• _What is asked_: In the material below, identify each line bearing the word "matplotlib". Reproduce those lines.

• _Data_:
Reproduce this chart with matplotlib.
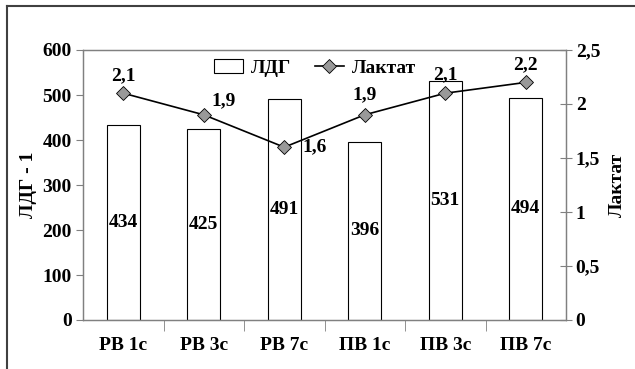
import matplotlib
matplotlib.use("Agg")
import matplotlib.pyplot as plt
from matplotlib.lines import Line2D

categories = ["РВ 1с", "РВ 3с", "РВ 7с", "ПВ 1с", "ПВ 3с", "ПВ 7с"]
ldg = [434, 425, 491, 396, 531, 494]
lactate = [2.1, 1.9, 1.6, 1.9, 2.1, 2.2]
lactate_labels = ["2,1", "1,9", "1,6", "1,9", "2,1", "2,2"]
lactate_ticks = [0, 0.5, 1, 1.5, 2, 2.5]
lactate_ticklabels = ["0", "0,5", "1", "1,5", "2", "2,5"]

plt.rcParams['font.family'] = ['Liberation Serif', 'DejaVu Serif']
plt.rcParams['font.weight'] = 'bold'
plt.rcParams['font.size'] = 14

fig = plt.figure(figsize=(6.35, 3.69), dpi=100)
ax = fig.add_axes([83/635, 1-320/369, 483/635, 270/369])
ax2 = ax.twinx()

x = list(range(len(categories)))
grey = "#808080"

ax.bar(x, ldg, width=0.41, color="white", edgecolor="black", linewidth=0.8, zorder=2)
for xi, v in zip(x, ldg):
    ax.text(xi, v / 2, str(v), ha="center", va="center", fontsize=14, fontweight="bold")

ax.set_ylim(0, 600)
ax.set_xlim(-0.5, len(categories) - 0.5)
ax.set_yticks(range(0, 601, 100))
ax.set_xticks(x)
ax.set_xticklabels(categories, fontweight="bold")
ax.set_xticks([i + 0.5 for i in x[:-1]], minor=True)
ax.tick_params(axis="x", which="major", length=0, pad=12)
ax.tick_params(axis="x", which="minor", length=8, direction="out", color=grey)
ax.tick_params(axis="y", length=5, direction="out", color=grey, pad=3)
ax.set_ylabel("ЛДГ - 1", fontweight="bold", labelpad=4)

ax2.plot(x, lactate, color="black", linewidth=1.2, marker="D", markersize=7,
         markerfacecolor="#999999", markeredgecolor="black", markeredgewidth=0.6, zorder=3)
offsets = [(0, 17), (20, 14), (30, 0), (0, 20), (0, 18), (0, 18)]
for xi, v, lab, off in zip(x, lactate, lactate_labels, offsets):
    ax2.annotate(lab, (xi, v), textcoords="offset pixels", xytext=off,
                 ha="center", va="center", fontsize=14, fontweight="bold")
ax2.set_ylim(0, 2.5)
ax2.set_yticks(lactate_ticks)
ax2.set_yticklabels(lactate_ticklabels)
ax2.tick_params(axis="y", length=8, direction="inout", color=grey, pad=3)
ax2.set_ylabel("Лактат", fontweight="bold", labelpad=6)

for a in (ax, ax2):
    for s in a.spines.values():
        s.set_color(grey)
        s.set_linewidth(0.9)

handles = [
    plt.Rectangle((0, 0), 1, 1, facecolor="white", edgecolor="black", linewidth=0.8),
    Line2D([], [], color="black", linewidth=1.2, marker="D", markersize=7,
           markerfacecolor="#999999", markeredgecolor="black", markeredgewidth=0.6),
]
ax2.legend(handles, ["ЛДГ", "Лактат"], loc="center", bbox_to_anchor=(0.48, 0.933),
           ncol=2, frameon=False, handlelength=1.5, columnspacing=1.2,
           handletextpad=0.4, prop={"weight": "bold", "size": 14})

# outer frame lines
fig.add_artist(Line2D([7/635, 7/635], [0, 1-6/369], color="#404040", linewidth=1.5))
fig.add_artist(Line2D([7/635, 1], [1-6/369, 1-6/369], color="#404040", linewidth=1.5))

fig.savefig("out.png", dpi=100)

• _Problem solution_:
Reproduce this chart with matplotlib.
import matplotlib
matplotlib.use("Agg")
import matplotlib.pyplot as plt
from matplotlib.lines import Line2D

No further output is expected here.